→ **WHAT IS BEING ASKED**:
The material below has pictures in it. Set down only the lines from the line containing "What seaborn and" through the line containing "import pandas as pd", word for word, and leave the pictures behind.

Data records
◆ ◆ ◆ ◆ ◆ ◆ ◆

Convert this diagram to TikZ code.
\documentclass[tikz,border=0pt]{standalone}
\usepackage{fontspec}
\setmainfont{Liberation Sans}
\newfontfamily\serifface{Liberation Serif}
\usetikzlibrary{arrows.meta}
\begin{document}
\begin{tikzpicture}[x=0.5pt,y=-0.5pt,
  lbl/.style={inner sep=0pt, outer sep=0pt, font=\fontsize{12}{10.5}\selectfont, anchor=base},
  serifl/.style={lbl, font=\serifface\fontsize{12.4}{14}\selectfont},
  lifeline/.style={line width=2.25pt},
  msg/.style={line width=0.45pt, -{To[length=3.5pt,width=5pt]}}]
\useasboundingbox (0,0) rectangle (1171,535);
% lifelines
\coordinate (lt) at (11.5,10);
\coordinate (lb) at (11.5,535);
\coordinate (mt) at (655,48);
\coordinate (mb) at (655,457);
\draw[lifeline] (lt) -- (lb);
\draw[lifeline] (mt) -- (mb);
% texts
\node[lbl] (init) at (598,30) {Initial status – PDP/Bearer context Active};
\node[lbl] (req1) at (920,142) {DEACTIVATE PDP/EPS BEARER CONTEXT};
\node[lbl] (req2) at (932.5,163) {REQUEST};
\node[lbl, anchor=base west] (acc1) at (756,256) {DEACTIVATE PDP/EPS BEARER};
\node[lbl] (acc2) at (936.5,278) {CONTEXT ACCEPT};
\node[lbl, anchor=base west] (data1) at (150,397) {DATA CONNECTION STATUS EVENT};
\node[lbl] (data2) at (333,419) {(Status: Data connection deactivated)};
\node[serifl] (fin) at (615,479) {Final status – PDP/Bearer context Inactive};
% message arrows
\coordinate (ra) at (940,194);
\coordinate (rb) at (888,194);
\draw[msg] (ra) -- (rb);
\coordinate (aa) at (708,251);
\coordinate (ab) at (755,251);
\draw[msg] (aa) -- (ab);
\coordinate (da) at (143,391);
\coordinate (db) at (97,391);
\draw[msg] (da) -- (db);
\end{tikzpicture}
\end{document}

◆ ◆ ◆ ◆ ◆ ◆ ◆

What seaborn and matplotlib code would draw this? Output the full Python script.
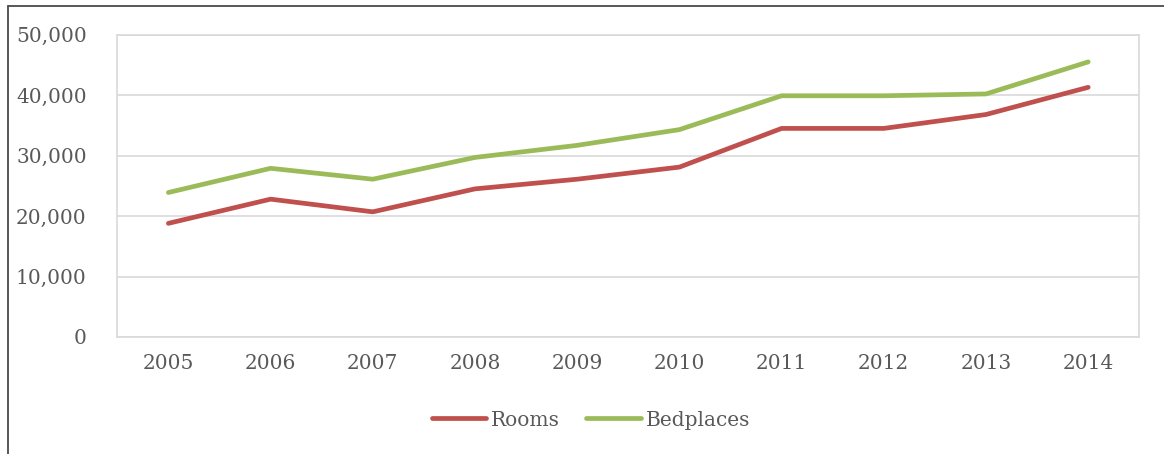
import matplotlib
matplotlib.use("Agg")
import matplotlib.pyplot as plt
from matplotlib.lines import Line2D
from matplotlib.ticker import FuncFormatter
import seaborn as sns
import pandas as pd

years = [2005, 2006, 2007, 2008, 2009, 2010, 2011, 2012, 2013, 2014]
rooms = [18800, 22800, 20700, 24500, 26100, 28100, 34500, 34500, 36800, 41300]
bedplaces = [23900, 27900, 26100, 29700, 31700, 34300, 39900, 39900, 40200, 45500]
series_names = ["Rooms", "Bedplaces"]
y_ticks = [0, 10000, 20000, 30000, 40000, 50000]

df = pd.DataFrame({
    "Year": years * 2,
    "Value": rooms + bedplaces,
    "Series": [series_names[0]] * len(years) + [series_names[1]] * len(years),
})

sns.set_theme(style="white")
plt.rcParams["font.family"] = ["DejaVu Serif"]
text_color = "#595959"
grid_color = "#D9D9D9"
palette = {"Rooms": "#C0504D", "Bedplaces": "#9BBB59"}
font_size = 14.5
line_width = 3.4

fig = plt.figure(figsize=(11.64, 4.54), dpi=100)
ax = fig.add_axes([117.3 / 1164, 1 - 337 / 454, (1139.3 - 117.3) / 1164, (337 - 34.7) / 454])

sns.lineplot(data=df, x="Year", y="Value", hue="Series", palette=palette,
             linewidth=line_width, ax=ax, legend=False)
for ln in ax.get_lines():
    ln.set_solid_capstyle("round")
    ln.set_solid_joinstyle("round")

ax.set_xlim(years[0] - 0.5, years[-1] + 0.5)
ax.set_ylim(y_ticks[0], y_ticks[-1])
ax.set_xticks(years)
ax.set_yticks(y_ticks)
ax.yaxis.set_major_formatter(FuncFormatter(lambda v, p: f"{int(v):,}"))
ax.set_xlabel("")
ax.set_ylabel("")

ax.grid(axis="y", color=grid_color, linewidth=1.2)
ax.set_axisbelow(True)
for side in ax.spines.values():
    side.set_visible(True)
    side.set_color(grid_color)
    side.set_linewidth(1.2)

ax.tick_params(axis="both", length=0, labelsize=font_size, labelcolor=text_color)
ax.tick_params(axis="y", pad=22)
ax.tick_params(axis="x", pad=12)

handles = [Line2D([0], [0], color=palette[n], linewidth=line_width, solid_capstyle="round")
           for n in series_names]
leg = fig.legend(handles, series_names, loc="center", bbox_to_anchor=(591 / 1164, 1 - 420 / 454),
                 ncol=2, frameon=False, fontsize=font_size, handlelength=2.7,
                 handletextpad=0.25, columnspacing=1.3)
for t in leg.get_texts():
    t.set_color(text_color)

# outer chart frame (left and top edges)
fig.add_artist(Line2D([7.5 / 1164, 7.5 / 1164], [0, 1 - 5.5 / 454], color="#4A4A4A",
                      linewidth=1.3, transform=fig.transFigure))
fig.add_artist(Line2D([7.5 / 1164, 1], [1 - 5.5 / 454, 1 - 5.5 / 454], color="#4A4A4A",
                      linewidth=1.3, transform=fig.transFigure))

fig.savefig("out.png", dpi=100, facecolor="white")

◆ ◆ ◆ ◆ ◆ ◆ ◆

→ **SOLUTION FOR THIS PROBLEM**:
What seaborn and matplotlib code would draw this? Output the full Python script.
import matplotlib
matplotlib.use("Agg")
import matplotlib.pyplot as plt
from matplotlib.lines import Line2D
from matplotlib.ticker import FuncFormatter
import seaborn as sns
import pandas as pd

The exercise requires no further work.